Mas a gente reflete muito sobre essa motivação de isolar. Em muitos dos casos, ela é ocasionada justamente por essa pressão, por essa violência, que não é de hoje, pois tem aí um rastro na história de violência contra os povos indígenas. E, em alguns territórios, você vai ter esse cenário, de que essa recuada desses povos é uma forma de proteção, de se manter distantes daquilo que representa ameaça ou não necessariamente, é o modo de vida que garante que eles tenham a liberdade, que eles não sejam limitados para praticar aquilo que eles sempre praticaram.

Se a gente fosse resumir o “isolar de quê?” e o “isolar de quem?”, muitas vezes o “isolar de quê” é desse avanço, dessa violência; e o “de quem” é de quem causa esse impacto, não necessariamente de outro povo, de outro grupo indígena. Então há vários contextos aí das perspectivas de cada região sobre a motivação desse isolamento, mas eu defendo que é pela autonomia, pela escolha e pelo direito de viver como querem viver. Para mim esse é o princípio do entendimento do isolamento.

Eu tenho convicção de que o alerta dos povos indígenas, de que o modo de vida dos povos indígenas e a cura, como a gente sempre fala, são a única saída para salvar essa humanidade. Os conhecimentos trazidos por povos indígenas, que há muito tempo a gente tem externado e usado em muitos espaços, são a única forma de o mundo ter essa chance de mudar. Não é amanhã, é agora.

Depoimento registrado por Tainá Aragão em abril de 2022, durante o 18º Acampamento Terra Livre

Para que os isolados, seus parentes, continuem vivos

por Tainá Aragão (jornalista do ISA)

Angela Kaxuyana é do povo Kahuyana, da Terra Indígena Kaxuyana-Tunayana, que fica no estado do Pará. Foi membra da coordenação-executiva da Coiab entre 2017 a 2022, e uma de suas principais pautas era os povos indígenas isolados, sendo porta-voz da campanha Isolados ou Dizimados, onde procurava pressionar a Funai e sensibilizar a sociedade sobre os povos isolados. Hoje ela é vice-coordenadora da Coordenadoria das Organizações Indígenas da Bacia Amazônica (Coiab).

Ela faz parte da primeira geração de indígenas Kahyana nascidos no Parque Indígena do Tumucumaque, após um deslocamento forçado, e sempre lutou para garantir a existência cultural e territorial do seu povo.

Angela sempre se posicionou em relação ao que acreditava e participou da vida política do povo.
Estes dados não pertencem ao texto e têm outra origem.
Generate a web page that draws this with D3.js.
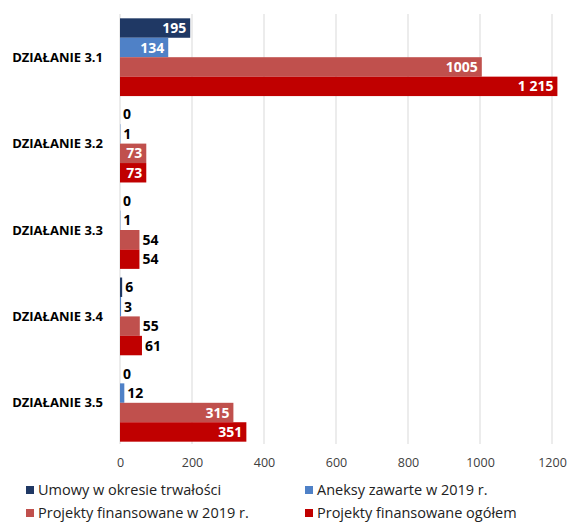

Foi ganhando protagonismo, com apoio de um importante aliado: seu professor, Juventino Kaxuyana.

Mais velha, mudou-se para Belém para estudar, mais ou menos na mesma época em que sua família decidia, por conta própria, retornar para seu território tradicional. Em 2003, os Kahyana, Katxuyana e Tunayana pediram oficialmente à Funai o reconhecimento da Terra Indígena Kaxuyana-Tunayana.

Em Belém, ajudou a fundar a Federação dos Povos Indígenas do Pará (Fepipa) e sua atuação no movimento local lhe rendeu um convite para compor a coordenação executiva da Coiab.